The biggest excuse I see that stops people from taking control of their financial situation is the victim mentality. Any combination of demographics, “greedy” corporations, personal economic circumstances, lack of education, etc., are perceived by many as actively holding them back from achieving financial breathing room.
While some people certainly are facing situations that act as a definite barrier to getting on solid financial footing, I do believe that often what holds people back is their own self-limiting beliefs. And this belief is built on my own personal experience.
In late 2012, my wife and I had $83,000 of debt. Most of that was student loans, with about a third derived from a fully-loaded 2012 Honda Civic. We had over $1,000 going towards monthly minimum payments and we were making those payments with my Taco Bell $11.50/hour position and Georgi’s Office Depot job at $11/hour. To make matters worse, we were living in one of the most expensive cities in the country: Seattle.
If you want to see the victim card played, all you had to do was listen to us during this time. I had set state academic records and Georgi graduated from UW with honors, yet the only jobs we could get straight out of college were at a fast food restaurant and office supply store.
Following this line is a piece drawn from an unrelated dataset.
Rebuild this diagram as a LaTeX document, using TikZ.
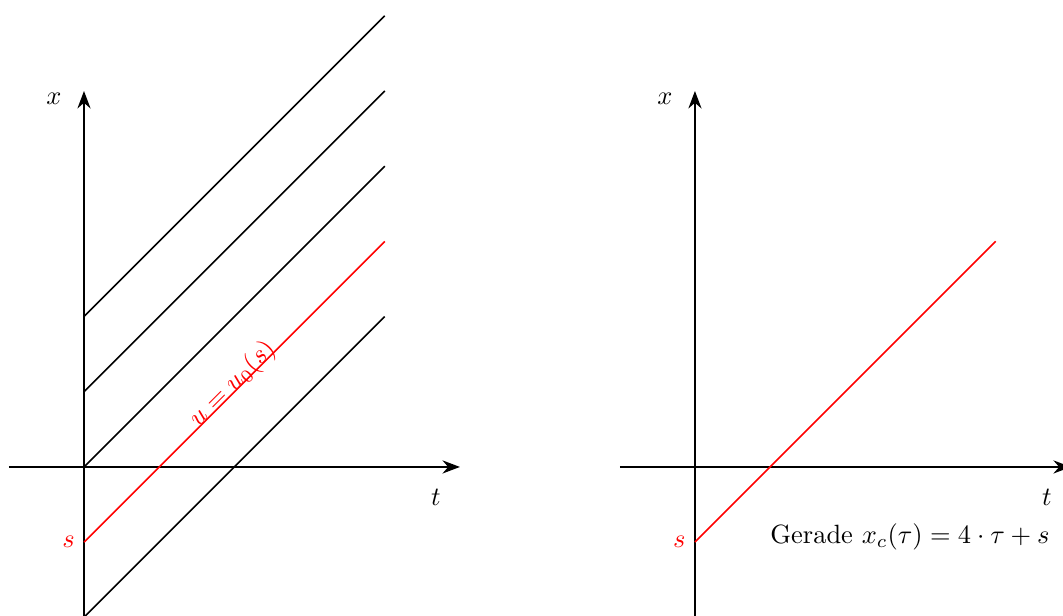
\documentclass[tikz,border=0pt]{standalone}
\usepackage{amsmath, amssymb}
\usepackage{tikz}
\usetikzlibrary{arrows.meta, positioning, calc}

\begin{document}
\begin{tikzpicture}[
    axis/.style={thick, -{Stealth}},
    charline/.style={semithick},
    redline/.style={charline, red}
]
    \useasboundingbox (-1.117,-1.98) rectangle (13.02,6.21);

    % Charakteristiken
    \coordinate (O) at (0,0);
    \coordinate (tend) at (5,0);
    \coordinate (xend) at (0,5);
    \draw[axis] (-1,0) -- (tend);
    \draw[axis] (0,-2) -- (xend);
    \node (xl) at (-0.4,4.9) {$x$};
    \node (tl) at (4.68,-0.4) {$t$};

    \foreach \s in {-2,0,1,2}
        \draw[charline] (0,\s) -- (4,\s+4);
    \coordinate (s) at (0,-1);
    \draw[redline] (s) -- (4,3)
        node[pos=0.51, sloped, anchor=base] (ul) {$u=u_0(s)$};
    \node[left, red] (sl) at (s) {$s$};

    % Gerade
    \begin{scope}[xshift=8.125cm]
        \coordinate (rO) at (0,0);
        \coordinate (rtend) at (5,0);
        \coordinate (rxend) at (0,5);
        \draw[axis] (-1,0) -- (rtend);
        \draw[axis] (0,-2) -- (rxend);
        \node (rxl) at (-0.4,4.9) {$x$};
        \node (rtl) at (4.68,-0.4) {$t$};

        \coordinate (rs) at (0,-1);
        \draw[redline] (rs) -- (4,3);
        \node[left, red] (rsl) at (rs) {$s$};
        \node (gerade) at (2.86,-0.93) {Gerade $x_c(\tau)=4\cdot\tau+s$};
    \end{scope}
\end{tikzpicture}
\end{document}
Every job we applied for seemed to have the paradoxical requirement of experience and education. While we had the latter box checked, we constantly complained about the experience requirement employers seemed to thoughtlessly tack on to entry-level white collar job ads. Stuck in our jobs, every penny we made was going towards our student loans or car payment and we couldn’t seem to get out of the paycheck-to-paycheck cycle.
But then something happened: I got a different job that paid $13.50/hour. Ecstatic at the prospect of earning hundreds of more dollars each month, surely we’d be a little happier now, right?
Nah. Our complaints were just as frequent and our frustration seemed to keep growing. Yet just 6 months later, my wife found a job at $17.00/hour and I got a $0.50/hour pay bump. Woohoo!
Surely if we could live off nearly 50% less just a year prior, we would definitely start putting away some money for savings and start taking control of our financial situation with this newfound money, right? Wrong. Lifestyle inflation reared its ugly little head and every raise we got went to a slightly nicer apartment, nicer gifts, and regular dinners out. Throughout this year and its various pay ranges, our mentality stayed the exact same. We were “burdened” by substantial student loans and frustrated by employers, still stuck in a picky recession mindset, who seemed to have unrealistic job requirements.
Then, one day, after casually talking about wanting to prepare to start a family, we decided that we would pay off our Honda Civic within a year. This seemed difficult, outlandish, even. How could we pay off $23,000 in one year if we didn’t have a penny leftover at the end of each month? I started to google different ways to pay off car loans quickly, when I stumbled across the forums of a site called Mr. Money Mustache. From the forums, I started reading a few blog posts and within a month I had read all his content. This simple google search drastically changed the course of our lives. The focus went from complaining and making excuses as to why others could change their lives, but I couldn’t because of X, Y, and Z, to outrageous optimism, intentionality, and focusing on the long term bigger picture. I started to realize that, since I had no control over all of these companies and institutions that I had spent all of my energy and time complaining about, why should I waste my breath complaining about them? Instead, I redirected that time and energy to fixing what I could control: my spending, and ultimately, my income.
I became the best employee I could be. I took on as many on call shifts as I could, and when I was maximizing my income to the best of my ability, I turned to my expenses. We found a deal on Craigslist for an apartment that was just across the Ballard bridge, allowing me to walk to my office located in Ballard while avoiding the 50% Ballard markup on condos and apartments we would have paid living there.
By searching Craigslist for “need to rent asap,” we were able to find great deals from landlords that needed a tenant right away. We cut our grocery bill in half, switched to a low-cost cell carrier, cut cable, stopped eating out, replaced our car with a paid-in-cash 2000 Altima, reduced our absentminded spending, and started to spend more intentionally. Our savings/paying off debt rate eventually skyrocketed to nearly 70% of our take home pay, and for the first time in my life, I felt deeply motivated by my new purpose: to reach and achieve financial freedom through reasonable, frugal living that would allow me to maintain a happy, fulfilled life.
We started in a rough place that many college graduates might find themselves in: low-paying jobs, city-living, and a whole lot of debt. It was only when we shifted our mindset from a victim mentality to a mentality of personal responsibility and focusing on what we can control through intentionality, optimism and frugality that we started to see the power of this paradigm shift.
So if you find yourself complaining about your financial situation, take a step back. Look at your financial habits and see what you can actually do to make a difference. Chances are you have a lot more flexibility than you think. Maybe you don’t need that Iphone X. Perhaps you don’t need to go out to eat three times a week. Maybe you’d be just as happy in a cheaper, used car that frees up cash flow each month for you to pay off debt, save, or invest, than you would be in your brand new Civic that keeps you living paycheck to paycheck.
Stop focusing on things you can’t control and start focusing on things you can. This simple shift in your frame of mind can truly change your life.